One of my fave dishes from childhood, turkey divan provides a yummy way to use up that leftover turkey and combine it with a veggie extremely high in nutritional benefits: broccoli. And you can make enough to brown-bag some and enjoy the rest for dinner during the week. Food.com has the classic Campbell’s recipe, but for a healthier version, use skim milk and low-fat cheese.

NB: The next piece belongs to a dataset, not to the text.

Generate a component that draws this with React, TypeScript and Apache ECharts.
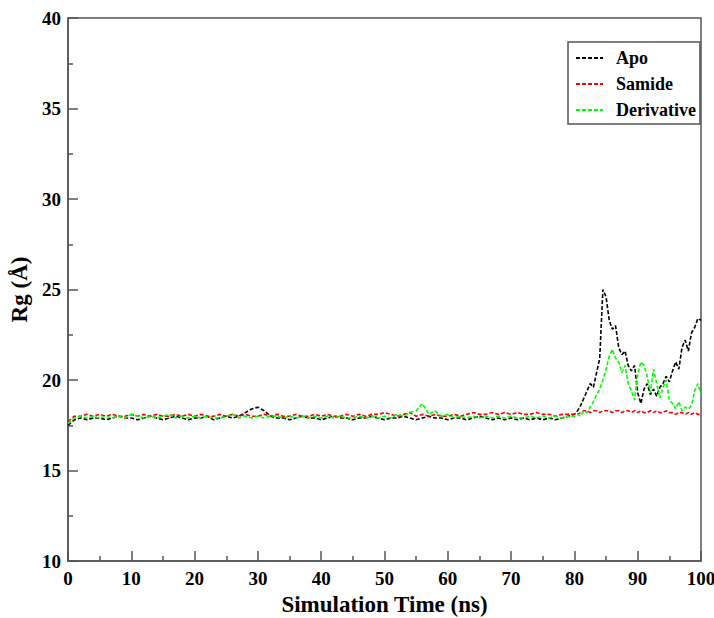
import React, { useEffect, useRef } from "react";
import * as echarts from "echarts";

const times: number[] = [
  0, 1, 2, 3, 4, 5, 6, 7, 8, 9,
  10, 11, 12, 13, 14, 15, 16, 17, 18, 19,
  20, 21, 22, 23, 24, 25, 26, 27, 28, 29,
  30, 31, 32, 33, 34, 35, 36, 37, 38, 39,
  40, 41, 42, 43, 44, 45, 46, 47, 48, 49,
  50, 51, 52, 53, 54, 55, 56, 57, 58, 59,
  60, 61, 62, 63, 64, 65, 66, 67, 68, 69,
  70, 71, 72, 73, 74, 75, 76, 77, 78, 79,
  80, 80.5, 81, 81.5, 82, 82.5, 83, 83.5, 84, 84.5,
  85, 85.5, 86, 86.5, 87, 87.5, 88, 88.5, 89, 89.5,
  90, 90.5, 91, 91.5, 92, 92.5, 93, 93.5, 94, 94.5,
  95, 95.5, 96, 96.5, 97, 97.5, 98, 98.5, 99, 99.5,
  100,
];

const apo: number[] = [
  17.5, 17.8, 17.9, 17.8, 17.9, 17.9, 17.8, 17.9, 18.0, 17.9,
  17.9, 17.8, 17.9, 18.0, 17.9, 17.8, 17.9, 18.0, 17.9, 17.8,
  17.9, 17.9, 18.0, 17.8, 17.9, 18.0, 17.9, 18.0, 18.2, 18.4,
  18.5, 18.3, 18.0, 17.9, 17.9, 17.8, 17.9, 18.0, 17.9, 17.9,
  17.8, 17.9, 18.0, 17.9, 17.9, 17.8, 17.9, 17.9, 18.0, 17.9,
  17.8, 17.9, 17.9, 18.0, 17.9, 17.8, 17.9, 18.0, 17.9, 17.9,
  17.8, 17.9, 17.9, 17.8, 17.9, 18.0, 17.9, 17.8, 17.9, 17.8,
  17.9, 17.8, 17.9, 17.8, 17.9, 17.8, 17.9, 17.8, 17.9, 18.0,
  18.1, 18.3, 18.6, 19.0, 19.4, 19.8, 19.6, 20.4, 21.2, 25.0,
  24.6, 23.3, 22.8, 23.0, 21.8, 21.4, 21.6, 20.8, 20.5, 20.8,
  19.3, 18.7, 19.5, 19.8, 19.2, 19.5, 19.1, 19.6, 19.8, 20.2,
  19.9, 20.5, 21.0, 20.6, 21.8, 22.2, 21.6, 22.6, 22.9, 23.4,
  23.3,
];

const samide: number[] = [
  17.7, 18.0, 18.0, 18.1, 18.0, 18.1, 18.0, 18.1, 18.0, 18.0,
  18.1, 18.0, 18.1, 18.0, 18.1, 18.0, 18.0, 18.1, 18.0, 18.1,
  18.0, 18.1, 18.0, 18.0, 18.1, 18.0, 18.1, 18.0, 18.1, 18.0,
  18.0, 18.1, 18.0, 18.1, 18.0, 18.0, 18.1, 18.0, 18.0, 18.1,
  18.0, 18.1, 18.0, 18.0, 18.1, 18.0, 18.1, 18.0, 18.1, 18.1,
  18.2, 18.1, 18.0, 18.1, 18.2, 18.0, 18.1, 18.0, 18.1, 18.0,
  18.0, 18.1, 18.0, 18.1, 18.2, 18.1, 18.1, 18.2, 18.1, 18.2,
  18.1, 18.2, 18.1, 18.1, 18.2, 18.1, 18.1, 18.0, 18.1, 18.1,
  18.1, 18.1, 18.2, 18.3, 18.3, 18.2, 18.3, 18.3, 18.2, 18.3,
  18.3, 18.3, 18.2, 18.3, 18.3, 18.2, 18.3, 18.3, 18.2, 18.3,
  18.2, 18.3, 18.2, 18.2, 18.3, 18.2, 18.3, 18.2, 18.2, 18.3,
  18.2, 18.2, 18.1, 18.2, 18.2, 18.1, 18.2, 18.1, 18.2, 18.1,
  18.1,
];

const derivative: number[] = [
  17.6, 17.9, 18.0, 17.9, 18.0, 17.9, 18.0, 17.9, 18.0, 17.9,
  18.1, 18.0, 17.9, 18.0, 17.9, 18.0, 18.1, 17.9, 18.0, 17.9,
  18.0, 17.9, 18.0, 17.9, 17.9, 18.0, 18.1, 17.9, 18.0, 17.9,
  18.0, 17.9, 18.0, 18.0, 17.9, 18.0, 17.9, 18.0, 17.9, 18.0,
  17.9, 18.0, 17.9, 18.0, 17.9, 17.9, 18.0, 17.9, 18.0, 17.9,
  18.0, 17.9, 18.1, 18.0, 18.2, 18.3, 18.7, 18.1, 18.3, 18.0,
  18.1, 17.9, 18.0, 17.9, 18.0, 17.9, 18.0, 17.9, 18.0, 17.9,
  18.0, 17.9, 17.9, 18.0, 17.9, 18.0, 17.9, 18.0, 17.9, 18.0,
  18.0, 18.1, 18.0, 18.3, 18.2, 18.5, 18.8, 19.2, 19.5, 20.0,
  20.6, 21.3, 21.7, 21.2, 21.0, 20.4, 20.8, 19.8, 19.4, 18.9,
  20.3, 21.0, 20.8, 20.2, 19.3, 20.6, 19.8, 19.0, 19.6, 20.0,
  18.9, 18.7, 18.4, 18.8, 18.3, 18.5, 18.4, 18.6, 19.4, 19.8,
  19.2,
];

const seriesNames = ["Apo", "Samide", "Derivative"];
const seriesColors = ["#000000", "#ff0000", "#00ff00"];

const pair = (vals: number[]) => times.map((t, i) => [t, vals[i]]);

const FONT = "'Liberation Serif', 'DejaVu Serif', serif";

export default function App() {
  const ref = useRef<HTMLDivElement>(null);
  useEffect(() => {
    document.body.style.margin = "0";
    if (!ref.current) return;
    const chart = echarts.init(ref.current, null, { renderer: "svg" });
    const axisColor = "#555555";
    const labelStyle = {
      fontFamily: FONT,
      fontWeight: "bold" as const,
      fontSize: 19,
      color: "#000",
    };
    const allData = [apo, samide, derivative];
    chart.setOption({
      animation: false,
      backgroundColor: "#ffffff",
      grid: {
        left: 68,
        right: 13,
        top: 18,
        bottom: 57,
        outerBoundsMode: "none",
        containLabel: false,
        show: true,
        borderColor: axisColor,
        borderWidth: 1.5,
        backgroundColor: "transparent",
      },
      legend: {
        orient: "vertical",
        left: 568,
        top: 42,
        padding: [7, 4, 5, 7],
        itemGap: 8,
        itemWidth: 27,
        itemHeight: 10,
        borderColor: axisColor,
        borderWidth: 1.5,
        itemStyle: { opacity: 0 },
        textStyle: {
          fontFamily: FONT,
          fontWeight: "bold",
          fontSize: 18,
          color: "#000",
          padding: [0, 0, 0, 8],
        },
        data: seriesNames,
      },
      xAxis: {
        type: "value",
        min: 0,
        max: 100,
        interval: 10,
        name: "Simulation Time (ns)",
        nameLocation: "middle",
        nameGap: 32,
        nameTextStyle: { ...labelStyle, fontSize: 23 },
        axisLine: { show: true, lineStyle: { color: axisColor, width: 1.5 } },
        axisTick: { show: true, inside: true, length: 10, lineStyle: { color: axisColor, width: 1.5 } },
        minorTick: { show: true, splitNumber: 2, length: 5, lineStyle: { color: axisColor, width: 1.5 } },
        splitLine: { show: false },
        axisLabel: { ...labelStyle, margin: 8, showMaxLabel: true },
      },
      yAxis: {
        type: "value",
        min: 10,
        max: 40,
        interval: 5,
        name: "Rg (Å)",
        nameLocation: "middle",
        nameGap: 36,
        nameTextStyle: { ...labelStyle, fontSize: 23 },
        axisLine: { show: true, lineStyle: { color: axisColor, width: 1.5 } },
        axisTick: { show: true, inside: true, length: 10, lineStyle: { color: axisColor, width: 1.5 } },
        minorTick: { show: true, splitNumber: 2, length: 5, lineStyle: { color: axisColor, width: 1.5 } },
        splitLine: { show: false },
        axisLabel: { ...labelStyle, margin: 7 },
      },
      series: seriesNames.map((name, i) => ({
        name,
        type: "line",
        data: pair(allData[i]),
        showSymbol: false,
        symbol: "none",
        color: seriesColors[i],
        lineStyle: { color: seriesColors[i], width: 1.6, type: [4, 2] },
      })),
    });
    return () => chart.dispose();
  }, []);
  return (
    <div
      ref={ref}
      style={{ position: "absolute", left: 0, top: 0, width: 714, height: 618 }}
    />
  );
}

There’s nothing better than a healthy comfort food. The pasta provides the “comfort,” and the bell peppers, mushrooms and turkey add the nutritional value. The only adjustments I would make to Prevention magazine’s recipe are to use whole-wheat pasta (or even spinach pasta!) and skim milk instead of regular pasta and whole milk.
Turkey Cobb Salad
This one’s simple: Throw some turkey on top of Romaine lettuce with egg whites (instead of whole hard-boiled eggs — this way you’re skipping the high-calorie, high-cholesterol yolk), crumbled blue cheese, chopped tomatoes and avocado. In case you didn’t notice, we skipped the bacon. Avocado provides you with enough fat — the good kind! — so it’s better to leave out greasy, fatty bacon if you’re trying to keep your meal light. Add cucumber if you want the extra crunch that bacon would have offered. As for dressing, try this one, which you can make yourself, from Food Network.
Cranberry & Herb Turkey Burgers
Lean turkey burgers never quite match up to the yum level of beef burgers since they lack grease and fat. Eating Well thought up a delicious solution to the dryness so commonly associated with turkey burgers: top it with cranberries! It’s a nutritious way to add some moisture and flavor, and this recipe takes it up a notch with the addition of some whole-wheat couscous.
Next Day Turkey Soup
Thanksgiving unfortunately falls in the midst of — a…a… achoo! Excuse me — cold season. If you find yourself with the sniffles or are just craving a tasty way to warm up, try Food Network’s Michael Chiarello’s Next Day Turkey Soup. This recipe even puts the turkey carcass to use to flavor the broth.